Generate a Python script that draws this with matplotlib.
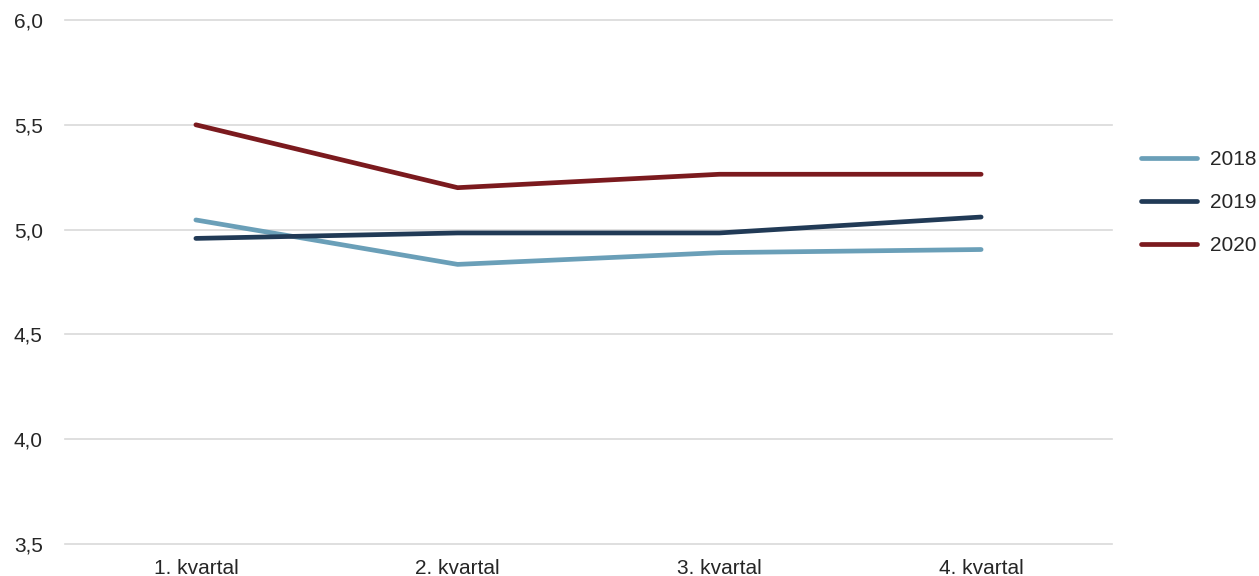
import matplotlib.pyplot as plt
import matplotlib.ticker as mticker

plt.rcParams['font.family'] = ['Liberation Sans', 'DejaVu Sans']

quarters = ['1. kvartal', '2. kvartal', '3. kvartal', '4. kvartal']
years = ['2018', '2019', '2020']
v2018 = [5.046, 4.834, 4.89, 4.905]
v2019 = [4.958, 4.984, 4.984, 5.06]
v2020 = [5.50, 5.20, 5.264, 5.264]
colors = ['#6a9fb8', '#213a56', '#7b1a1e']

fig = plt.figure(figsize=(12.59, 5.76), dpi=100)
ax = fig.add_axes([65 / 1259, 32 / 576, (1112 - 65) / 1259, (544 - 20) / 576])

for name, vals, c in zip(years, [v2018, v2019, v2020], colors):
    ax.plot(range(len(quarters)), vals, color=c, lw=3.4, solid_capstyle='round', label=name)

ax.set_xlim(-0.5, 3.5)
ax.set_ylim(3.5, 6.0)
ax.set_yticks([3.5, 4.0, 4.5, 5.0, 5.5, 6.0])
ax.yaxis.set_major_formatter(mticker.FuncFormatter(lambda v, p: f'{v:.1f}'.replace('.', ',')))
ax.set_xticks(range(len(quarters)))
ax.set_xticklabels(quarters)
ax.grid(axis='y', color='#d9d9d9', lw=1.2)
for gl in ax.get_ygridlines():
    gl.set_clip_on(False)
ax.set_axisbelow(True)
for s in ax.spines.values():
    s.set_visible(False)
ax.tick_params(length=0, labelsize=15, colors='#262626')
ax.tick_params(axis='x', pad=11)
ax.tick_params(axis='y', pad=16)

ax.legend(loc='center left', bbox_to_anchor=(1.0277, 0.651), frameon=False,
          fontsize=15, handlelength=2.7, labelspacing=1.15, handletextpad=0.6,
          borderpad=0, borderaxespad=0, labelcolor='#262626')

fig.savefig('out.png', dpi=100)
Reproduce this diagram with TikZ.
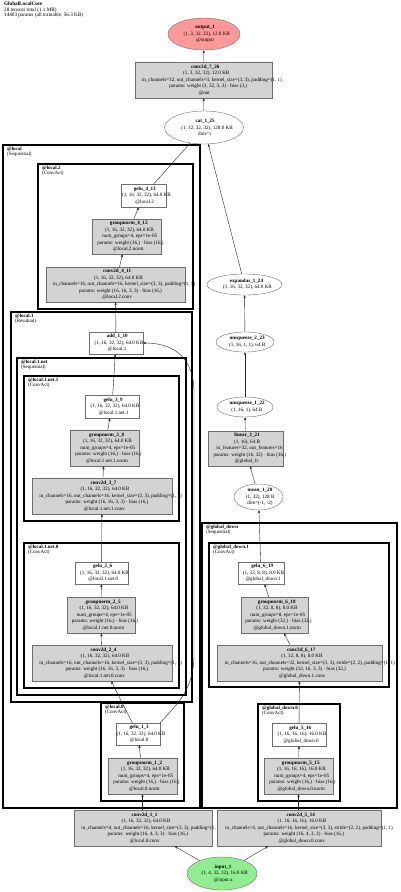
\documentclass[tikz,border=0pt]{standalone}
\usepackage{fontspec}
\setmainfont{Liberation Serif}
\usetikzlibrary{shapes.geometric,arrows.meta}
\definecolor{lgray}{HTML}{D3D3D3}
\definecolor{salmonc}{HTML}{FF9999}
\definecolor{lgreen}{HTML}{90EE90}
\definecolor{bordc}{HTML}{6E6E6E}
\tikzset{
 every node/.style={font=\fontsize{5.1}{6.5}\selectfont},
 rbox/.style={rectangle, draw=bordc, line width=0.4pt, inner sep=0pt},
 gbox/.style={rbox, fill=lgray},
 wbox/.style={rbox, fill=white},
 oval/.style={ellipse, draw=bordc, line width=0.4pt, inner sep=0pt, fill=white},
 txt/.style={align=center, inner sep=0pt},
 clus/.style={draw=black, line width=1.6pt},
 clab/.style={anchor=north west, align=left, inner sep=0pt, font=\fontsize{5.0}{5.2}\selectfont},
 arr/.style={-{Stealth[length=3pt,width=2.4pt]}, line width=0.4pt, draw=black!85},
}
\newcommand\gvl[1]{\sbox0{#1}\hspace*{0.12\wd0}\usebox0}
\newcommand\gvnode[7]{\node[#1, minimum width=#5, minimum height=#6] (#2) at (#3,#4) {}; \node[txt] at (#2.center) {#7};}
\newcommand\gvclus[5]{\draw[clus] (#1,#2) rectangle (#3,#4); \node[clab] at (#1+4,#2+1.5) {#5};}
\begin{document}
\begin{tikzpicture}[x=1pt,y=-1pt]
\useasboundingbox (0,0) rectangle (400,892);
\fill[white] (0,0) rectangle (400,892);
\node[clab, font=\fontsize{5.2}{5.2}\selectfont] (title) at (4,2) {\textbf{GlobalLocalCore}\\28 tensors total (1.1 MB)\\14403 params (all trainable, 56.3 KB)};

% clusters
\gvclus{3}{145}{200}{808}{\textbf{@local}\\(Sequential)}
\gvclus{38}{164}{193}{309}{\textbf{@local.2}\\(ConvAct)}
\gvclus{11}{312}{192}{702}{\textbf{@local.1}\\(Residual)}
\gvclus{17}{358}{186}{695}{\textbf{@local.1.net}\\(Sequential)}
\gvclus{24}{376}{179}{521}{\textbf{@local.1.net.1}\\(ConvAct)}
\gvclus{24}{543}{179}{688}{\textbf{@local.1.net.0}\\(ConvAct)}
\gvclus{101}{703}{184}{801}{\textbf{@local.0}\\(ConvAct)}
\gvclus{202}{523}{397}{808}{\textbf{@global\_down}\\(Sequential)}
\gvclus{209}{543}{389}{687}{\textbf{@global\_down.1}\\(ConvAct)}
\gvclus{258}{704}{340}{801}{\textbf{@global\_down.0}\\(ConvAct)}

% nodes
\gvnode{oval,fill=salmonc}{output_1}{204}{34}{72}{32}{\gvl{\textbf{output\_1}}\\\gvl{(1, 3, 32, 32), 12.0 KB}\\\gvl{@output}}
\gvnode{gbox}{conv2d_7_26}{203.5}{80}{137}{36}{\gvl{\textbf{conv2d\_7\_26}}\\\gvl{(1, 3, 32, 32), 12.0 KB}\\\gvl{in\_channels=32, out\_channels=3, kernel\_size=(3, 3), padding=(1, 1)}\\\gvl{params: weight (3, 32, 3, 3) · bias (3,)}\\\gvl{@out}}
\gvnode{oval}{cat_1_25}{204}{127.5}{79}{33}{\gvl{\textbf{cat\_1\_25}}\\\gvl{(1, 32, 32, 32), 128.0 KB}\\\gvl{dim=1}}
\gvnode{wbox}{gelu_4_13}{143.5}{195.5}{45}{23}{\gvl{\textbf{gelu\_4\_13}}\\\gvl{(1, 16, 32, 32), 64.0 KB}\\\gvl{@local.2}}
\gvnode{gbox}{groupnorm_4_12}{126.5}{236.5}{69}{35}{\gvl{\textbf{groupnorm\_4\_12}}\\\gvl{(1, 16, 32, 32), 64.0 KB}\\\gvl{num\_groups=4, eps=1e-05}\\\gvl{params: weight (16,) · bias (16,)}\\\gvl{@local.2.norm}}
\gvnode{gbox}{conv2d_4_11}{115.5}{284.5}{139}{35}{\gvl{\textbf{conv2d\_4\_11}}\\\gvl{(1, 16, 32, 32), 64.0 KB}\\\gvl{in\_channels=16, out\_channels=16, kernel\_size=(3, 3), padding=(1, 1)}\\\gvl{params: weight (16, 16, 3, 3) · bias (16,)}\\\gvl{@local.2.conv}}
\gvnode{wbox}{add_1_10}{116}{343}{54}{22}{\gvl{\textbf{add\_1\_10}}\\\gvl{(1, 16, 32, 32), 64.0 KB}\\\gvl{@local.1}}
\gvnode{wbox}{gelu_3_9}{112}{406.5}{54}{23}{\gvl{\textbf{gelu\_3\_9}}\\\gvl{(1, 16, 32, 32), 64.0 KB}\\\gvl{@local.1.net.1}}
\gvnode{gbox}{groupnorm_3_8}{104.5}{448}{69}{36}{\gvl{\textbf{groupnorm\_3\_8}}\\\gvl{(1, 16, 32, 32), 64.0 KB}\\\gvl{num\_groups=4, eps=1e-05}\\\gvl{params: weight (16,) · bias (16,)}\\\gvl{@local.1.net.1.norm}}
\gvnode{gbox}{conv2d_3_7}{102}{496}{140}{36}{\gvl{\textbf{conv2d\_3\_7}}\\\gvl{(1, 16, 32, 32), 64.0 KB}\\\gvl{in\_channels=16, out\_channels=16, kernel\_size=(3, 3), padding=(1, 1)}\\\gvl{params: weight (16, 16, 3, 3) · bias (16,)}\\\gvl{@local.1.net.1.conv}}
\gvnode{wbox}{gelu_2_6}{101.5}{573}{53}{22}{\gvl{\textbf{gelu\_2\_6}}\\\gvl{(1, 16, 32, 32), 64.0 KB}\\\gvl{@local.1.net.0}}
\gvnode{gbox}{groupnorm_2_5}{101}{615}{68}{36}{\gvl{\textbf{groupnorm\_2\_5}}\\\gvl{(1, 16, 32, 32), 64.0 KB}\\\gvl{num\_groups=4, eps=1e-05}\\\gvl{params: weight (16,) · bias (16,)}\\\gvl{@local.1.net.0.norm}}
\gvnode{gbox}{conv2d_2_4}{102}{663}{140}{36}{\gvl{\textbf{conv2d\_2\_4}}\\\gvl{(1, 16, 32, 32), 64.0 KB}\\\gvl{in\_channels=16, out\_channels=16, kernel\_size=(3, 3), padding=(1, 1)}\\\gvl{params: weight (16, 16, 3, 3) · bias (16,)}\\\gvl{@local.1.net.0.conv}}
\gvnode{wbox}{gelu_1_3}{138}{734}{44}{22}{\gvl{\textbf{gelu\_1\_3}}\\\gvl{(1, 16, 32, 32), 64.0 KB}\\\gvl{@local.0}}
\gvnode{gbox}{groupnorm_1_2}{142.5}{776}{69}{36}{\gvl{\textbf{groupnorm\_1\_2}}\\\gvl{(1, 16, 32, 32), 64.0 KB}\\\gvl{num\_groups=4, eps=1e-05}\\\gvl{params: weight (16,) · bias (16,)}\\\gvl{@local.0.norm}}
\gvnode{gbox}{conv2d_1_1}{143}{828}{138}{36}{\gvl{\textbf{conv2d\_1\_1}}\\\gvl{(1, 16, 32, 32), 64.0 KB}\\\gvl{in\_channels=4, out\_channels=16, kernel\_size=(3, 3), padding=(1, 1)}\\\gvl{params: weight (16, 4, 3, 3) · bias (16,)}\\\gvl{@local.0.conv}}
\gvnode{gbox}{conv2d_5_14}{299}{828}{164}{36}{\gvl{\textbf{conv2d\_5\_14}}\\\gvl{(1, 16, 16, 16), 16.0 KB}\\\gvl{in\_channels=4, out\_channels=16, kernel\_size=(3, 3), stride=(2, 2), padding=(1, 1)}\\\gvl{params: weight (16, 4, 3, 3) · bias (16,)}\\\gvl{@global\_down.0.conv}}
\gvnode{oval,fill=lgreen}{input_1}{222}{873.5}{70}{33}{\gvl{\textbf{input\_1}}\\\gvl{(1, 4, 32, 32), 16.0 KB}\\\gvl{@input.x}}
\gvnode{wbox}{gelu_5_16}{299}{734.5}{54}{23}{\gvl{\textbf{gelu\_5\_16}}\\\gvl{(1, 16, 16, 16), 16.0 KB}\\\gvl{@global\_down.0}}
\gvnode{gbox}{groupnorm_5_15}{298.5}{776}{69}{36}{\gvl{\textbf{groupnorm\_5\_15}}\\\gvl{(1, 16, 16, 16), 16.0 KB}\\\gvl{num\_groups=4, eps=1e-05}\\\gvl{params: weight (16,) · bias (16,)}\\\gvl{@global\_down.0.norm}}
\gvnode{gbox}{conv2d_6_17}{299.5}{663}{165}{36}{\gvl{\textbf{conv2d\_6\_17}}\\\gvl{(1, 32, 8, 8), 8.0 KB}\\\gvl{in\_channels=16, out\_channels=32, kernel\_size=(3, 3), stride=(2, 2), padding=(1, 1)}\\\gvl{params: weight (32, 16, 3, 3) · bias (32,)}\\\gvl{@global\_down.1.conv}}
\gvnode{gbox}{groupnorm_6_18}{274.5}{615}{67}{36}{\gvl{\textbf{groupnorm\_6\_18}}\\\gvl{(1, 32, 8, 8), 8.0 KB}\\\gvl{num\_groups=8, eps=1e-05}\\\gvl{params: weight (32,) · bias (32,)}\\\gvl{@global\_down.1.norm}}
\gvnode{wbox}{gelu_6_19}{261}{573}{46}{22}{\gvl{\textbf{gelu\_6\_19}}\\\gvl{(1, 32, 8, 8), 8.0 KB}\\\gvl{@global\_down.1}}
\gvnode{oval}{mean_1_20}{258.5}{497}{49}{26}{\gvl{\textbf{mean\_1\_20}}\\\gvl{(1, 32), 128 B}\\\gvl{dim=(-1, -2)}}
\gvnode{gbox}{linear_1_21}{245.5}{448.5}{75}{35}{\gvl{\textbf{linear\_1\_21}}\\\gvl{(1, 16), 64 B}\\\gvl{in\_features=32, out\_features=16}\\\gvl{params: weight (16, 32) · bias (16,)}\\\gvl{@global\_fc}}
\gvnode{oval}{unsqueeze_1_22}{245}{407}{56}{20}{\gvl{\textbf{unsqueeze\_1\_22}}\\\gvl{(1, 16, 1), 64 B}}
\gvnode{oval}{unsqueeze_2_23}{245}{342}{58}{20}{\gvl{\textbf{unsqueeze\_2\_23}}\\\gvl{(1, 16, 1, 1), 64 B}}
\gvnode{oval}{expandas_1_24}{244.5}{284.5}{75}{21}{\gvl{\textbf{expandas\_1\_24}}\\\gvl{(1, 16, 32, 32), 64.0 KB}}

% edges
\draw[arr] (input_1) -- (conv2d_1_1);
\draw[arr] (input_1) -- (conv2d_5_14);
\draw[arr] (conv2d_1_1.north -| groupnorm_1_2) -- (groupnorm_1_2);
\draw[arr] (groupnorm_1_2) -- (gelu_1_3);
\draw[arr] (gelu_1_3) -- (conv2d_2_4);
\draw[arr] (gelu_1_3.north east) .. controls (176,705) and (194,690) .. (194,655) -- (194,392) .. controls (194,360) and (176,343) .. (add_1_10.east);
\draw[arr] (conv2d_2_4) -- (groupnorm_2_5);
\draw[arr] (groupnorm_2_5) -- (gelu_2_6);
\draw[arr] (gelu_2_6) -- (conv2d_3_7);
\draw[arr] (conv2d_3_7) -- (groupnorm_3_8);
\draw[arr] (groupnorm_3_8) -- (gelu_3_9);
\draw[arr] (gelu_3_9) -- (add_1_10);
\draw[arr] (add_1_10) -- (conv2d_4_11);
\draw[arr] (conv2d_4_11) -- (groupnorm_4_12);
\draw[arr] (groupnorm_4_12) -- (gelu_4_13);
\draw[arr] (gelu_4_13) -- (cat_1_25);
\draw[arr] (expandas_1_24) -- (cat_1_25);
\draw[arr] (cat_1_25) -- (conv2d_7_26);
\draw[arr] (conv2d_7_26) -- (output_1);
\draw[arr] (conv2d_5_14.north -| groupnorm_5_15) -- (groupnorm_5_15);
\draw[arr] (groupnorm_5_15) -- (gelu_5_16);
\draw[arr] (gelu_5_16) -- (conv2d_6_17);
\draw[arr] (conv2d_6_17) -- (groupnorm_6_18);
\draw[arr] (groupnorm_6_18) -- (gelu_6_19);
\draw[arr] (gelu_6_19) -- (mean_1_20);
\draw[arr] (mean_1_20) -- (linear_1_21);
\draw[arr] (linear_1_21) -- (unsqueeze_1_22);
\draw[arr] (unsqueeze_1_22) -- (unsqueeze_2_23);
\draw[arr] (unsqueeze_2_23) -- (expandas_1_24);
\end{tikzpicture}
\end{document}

= Required work =
Among the lines of the material, find those that hold the word "with" and copy them.

= Solved exercise =
Generate a Python script that draws this with matplotlib.
Reproduce this diagram with TikZ.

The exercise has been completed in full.